No. 14 – Los Angeles Rams
- Position: Punter
- Roster status: Practice squad

Personal information
- Born: 7 May 1999 (age 27) Bendigo, Australia
- Listed height: 6 ft 2 in (1.88 m)
- Listed weight: 196 lb (89 kg)

Career information
- High school: Bendigo Catholic College (Bendigo, Victoria)
- College: Michigan State (2019–2021); Utah (2022–2024); Texas (2025);
- NFL draft: 2026: undrafted

Career history
- San Francisco 49ers (2026)*; Los Angeles Rams (2026–present)*;
- * Offseason or practice squad member only

Awards and highlights
- First-team All-Pac-12 (2023); Second-team All-Big 12 (2024);
- Stats at Pro Football Reference

= Jack Bouwmeester =

Australian gridiron football player (born 1999)

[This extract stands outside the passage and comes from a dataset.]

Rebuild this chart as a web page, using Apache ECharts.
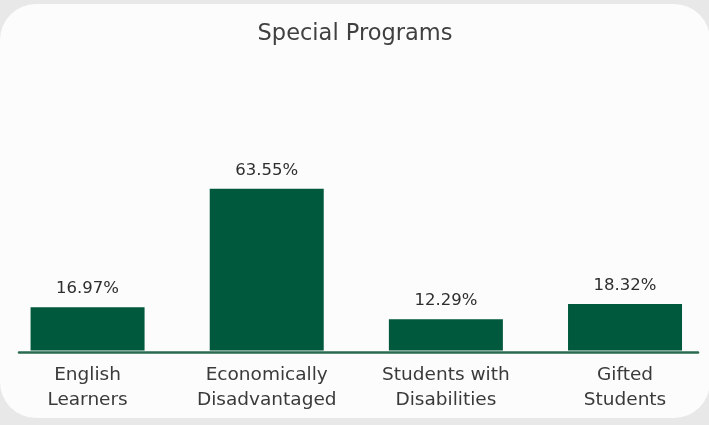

Jack Bouwmeester (born 7 May 1999) is an Australian gridiron football punter for the Los Angeles Rams of the National Football League (NFL). He played college football for the Michigan State Spartans, Texas Longhorns, and for the Utah Utes.

==Early life==
Bouwmeester was born and grew up in Bendigo, Australia. He is the son of Martin and Jodie Bouwmeester. He attended Bendigo Catholic College where he played soccer and cricket. Bouwmeester moved to the United States, where he committed to play college football for the Michigan State Spartans.

==College career==
=== Michigan State ===
In three seasons at Michigan State from 2019 to 2021, Bouwmeester did not appear in any games. After the conclusion of the 2021 season, he entered the NCAA transfer portal.

=== Utah ===
Bouwmeester transferred to play for the Utah Utes in the 2024 season . He earned the Utes starting punter job in 2022 and punted 39 times for an average of 39.2 yards per punt. In the 2023 season opener, Bouwmeester punted six times for 311 yards, with a career-long of 64 yards and three inside of the 20-yard line, in a victory over Florida. He finished the 2023 season with 55 punts for an average of 45.5 yards per punt, and 20 landing inside the 20-yard line. In 2024, Bouwmeester punted 60 times for an average of 44.7 yards per punt. After the conclusion of the season, he once again entered the NCAA transfer portal.

=== Texas ===
Bouwmeester transferred again to play for the Texas Longhorns for the 2025 season. In his lone season as the Longhorns punter, he punted 59 times for an average of 44.5 yards per punt.

==Professional career==

Pre-draft measurables
| Height | Weight | Arm length | Hand span | Wingspan |
| 6 ft 1+5⁄8 in (1.87 m) | 205 lb (93 kg) | 31+3⁄4 in (0.81 m) | 8+7⁄8 in (0.23 m) | 6 ft 3+1⁄2 in (1.92 m) |
All values from Pro Day

===San Francisco 49ers===
After not being selected in the 2026 NFL draft, Bouwmeester signed with the San Francisco 49ers as an undrafted free agent on July 18, 2026. On August 12, Bouwmeester was waived by the 49ers.

===Los Angeles Rams===
On August 16, 2026, Bouwmeester signed with the Los Angeles Rams. On August 30, he was waived as part of final roster cuts and re-signed to the practice squad.